“It sounds like a joke,” writes Aftonbladet’s automotive reporter Robert Collin.
Collin admits that 36-year-old Christian von Koenigsegg, who in 1994 founded the company which makes about twenty €1 million ($1.4 million) deluxe sports cars a year, is a man of many talents.
However, the seasoned observer of the Swedish auto world doubts that the entrepreneur has the ability to take on the challenge of managing Saab.
“I don’t think Saab will survive,” he continues.
Collin’s comments come following a report by Sveriges Television (SVT) on Thursday that luxury sports car maker Koenigsegg will buy Saab Automobile from US giant General Motors with the backing of Norwegian investors.
The buyers have signed a letter of intention to buy Saab, SVT said on its website, citing anonymous sources and naming Koenigsegg, adding that the negotiations could last for months.
“We are getting close to a deal done, but there are some final steps to be taken,” a source close to the matter told AFP, but would not confirm the identity of the leading bidder.
Both Saab and its parent company GM declined comment on the report.
According to Lasse Svärd with Dagens Nyheter (DN), the marriage of Saab and Koenigsegg is a positive development for Saab, at least in the short-term, as it signals that things are finally moving forward for the troubled Swedish brand after months of uncertainty.
“Saab needs to quickly find some peace and quiet with a far-sighted owner that can supply the company with the resources to help it create new models,” he told DN.
But Svärd stopped short of embracing Koenigsegg as an ideal owner for Saab, which owes 9.7 billion kronor ($1.3 billion) to GM — its largest individual creditor — as well as 347 million kronor to the Swedish government. Other creditors are owed 647 million kronor.
“It’s really a hard question to answer. Spontaneously, my answer is no, at least it’s hard to see how it will all work,” he said when asked if the exclusive sportscar manufacturer was the right partner to give Saab the lift it needs.

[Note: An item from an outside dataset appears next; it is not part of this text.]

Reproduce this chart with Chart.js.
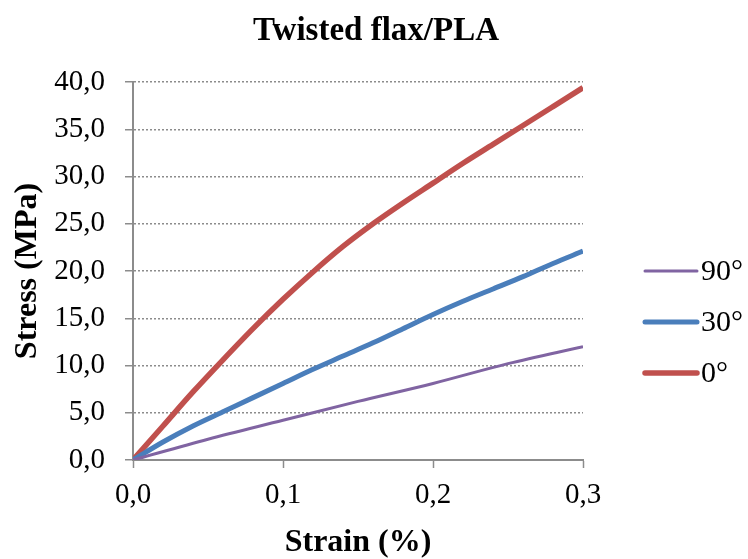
<!DOCTYPE html>
<html>
<head>
<meta charset="utf-8">
<title>Twisted flax/PLA</title>
<script src="https://cdn.jsdelivr.net/npm/chart.js@4.4.1/dist/chart.umd.min.js"></script>
<style>
  html, body { margin: 0; padding: 0; background: #fff; }
  #wrap { width: 748px; height: 559px; }
</style>
</head>
<body>
<div id="wrap"><canvas id="chart" width="748" height="559"></canvas></div>
<script>
// data (strain in %, stress in MPa)
const strain0  = [0, 0.02, 0.04, 0.06, 0.08, 0.10, 0.12, 0.14, 0.16, 0.18, 0.20, 0.22, 0.24, 0.26, 0.28, 0.30];
const stress0  = [0, 3.6, 7.2, 10.6, 13.9, 17.0, 19.9, 22.6, 25.0, 27.2, 29.3, 31.4, 33.4, 35.4, 37.4, 39.4];

const strain30 = [0, 0.02, 0.04, 0.06, 0.08, 0.10, 0.12, 0.14, 0.16, 0.18, 0.20, 0.22, 0.24, 0.26, 0.28, 0.30];
const stress30 = [0, 1.9, 3.6, 5.1, 6.6, 8.1, 9.6, 11.0, 12.4, 13.9, 15.4, 16.8, 18.1, 19.4, 20.8, 22.1];

const strain90 = [0, 0.05, 0.10, 0.15, 0.20, 0.25, 0.30];
const stress90 = [0, 2.2, 4.2, 6.2, 8.1, 10.2, 12.0];

const chartTitle   = 'Twisted flax/PLA';
const seriesLabels = ['90°', '30°', '0°'];
const seriesColors = ['#8064A2', '#4A7EBB', '#C0504D'];
const seriesWidths = [3, 5, 5.5];

const SERIF = "'Liberation Serif', 'Times New Roman', serif";
const fmt = (v) => Number(v).toFixed(1).replace('.', ',');
const toPts = (xs, ys) => xs.map((x, i) => ({ x, y: ys[i] }));

// title centred on the whole canvas + legend at the right, drawn by hand
const decorations = {
  id: 'decorations',
  afterDraw(chart) {
    const ctx = chart.ctx;
    ctx.save();
    ctx.fillStyle = '#000';
    ctx.font = 'bold 33px ' + SERIF;
    ctx.textAlign = 'center';
    ctx.textBaseline = 'alphabetic';
    ctx.fillText(chartTitle, 376, 40);

    const rows = [271, 322, 373];
    chart.data.datasets.forEach((ds, i) => {
      const y = rows[i];
      ctx.strokeStyle = ds.borderColor;
      ctx.lineWidth = ds.borderWidth;
      ctx.lineCap = 'round';
      ctx.beginPath();
      ctx.moveTo(645, y);
      ctx.lineTo(697, y);
      ctx.stroke();
      ctx.fillStyle = '#000';
      ctx.font = '30px ' + SERIF;
      ctx.textBaseline = 'middle';
      ctx.textAlign = 'left';
      ctx.fillText(ds.label, 701, y + 1);
    });
    ctx.restore();
  }
};

const datasets = [
  toPts(strain90, stress90),
  toPts(strain30, stress30),
  toPts(strain0, stress0),
].map((pts, i) => ({
  label: seriesLabels[i],
  data: pts,
  borderColor: seriesColors[i],
  backgroundColor: seriesColors[i],
  borderWidth: seriesWidths[i],
  pointRadius: 0,
  cubicInterpolationMode: 'monotone',
  fill: false,
}));

new Chart(document.getElementById('chart'), {
  type: 'line',
  data: { datasets },
  options: {
    responsive: false,
    animation: false,
    layout: { padding: { left: 0, right: 165, top: 82, bottom: 0 } },
    plugins: {
      legend: { display: false },
      tooltip: { enabled: false },
      title: { display: false },
    },
    scales: {
      x: {
        type: 'linear',
        min: 0,
        max: 0.3,
        afterFit: (s) => { s.height = 99; },
        ticks: {
          stepSize: 0.1,
          color: '#000',
          padding: 10,
          maxRotation: 0,
          font: { family: SERIF, size: 29 },
          callback: (v) => fmt(v),
        },
        grid: { drawOnChartArea: false, drawTicks: true, tickLength: 8, tickColor: '#8c8c8c', tickWidth: 1.5 },
        border: { display: true, color: '#8c8c8c', width: 2 },
        title: {
          display: true,
          text: 'Strain (%)',
          color: '#000',
          font: { family: SERIF, size: 32, weight: 'bold', lineHeight: 1 },
          padding: 0,
        },
      },
      y: {
        min: 0,
        max: 40,
        afterFit: (s) => { s.width = 133; },
        ticks: {
          stepSize: 5,
          color: '#000',
          padding: 20,
          font: { family: SERIF, size: 29 },
          callback: (v) => fmt(v),
        },
        grid: { color: '#8c8c8c', lineWidth: 1.5, tickLength: 8, tickColor: '#8c8c8c', tickWidth: 1.5, tickBorderDash: [] },
        border: { display: true, color: '#8c8c8c', width: 2, dash: [2, 2] },
        title: {
          display: true,
          text: 'Stress (MPa)',
          color: '#000',
          font: { family: SERIF, size: 32, weight: 'bold', lineHeight: 1 },
          padding: { top: 12, bottom: 0 },
        },
      },
    },
  },
  plugins: [decorations],
});
</script>
</body>
</html>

Saab has not officially named its suitors but British daily The Financial Times had previously named Koenigsegg plus two other bidders, the US investment firms Renco and Merbanco.
Media reports had also said Italy’s Fiat was keen on buying Saab, but observers say such a move is now unlikely because of Fiat’s failure to acquire GM’s other European brand Opel.
Opel and its sister marque, Vauxhall, share a lot of technology with Saab.
The Saab automaker sold 93,000 cars worldwide in 2008, according to its website.
Expressen’s automotive reporter Jan-Erik Berggren was more direct in expressing his concerns about Koenigsegg’s suitability for Saab, despite the professed excitement from Saab enthusiasts, who for months have expressed their keenness for a Saab- Koenigsegg tie-up on blogs and internet forums.
“For them, Koenigsegg is like a wet dream,” writes Berggren.
“But it’s time for them to wake up.”
According to Berggren, it’s “totally unrealistic” that a company with a turnover of around 100 million kronor per year ($13 million) could pull off a deal expected to be worth 5 to 10 billion kronor, no matter how much money the group of Norwegian investors rumoured to be behind the deal have in their pockets.
However, if the two companies can survive their first five or six years together, Berggren admitted that may be enough to prove the deal can succeed in the long-term as well.
Saab Automobile employs about 3,400 people in Sweden. Including suppliers, some 15,000 jobs in the country are believed to be at risk if the company were to disappear.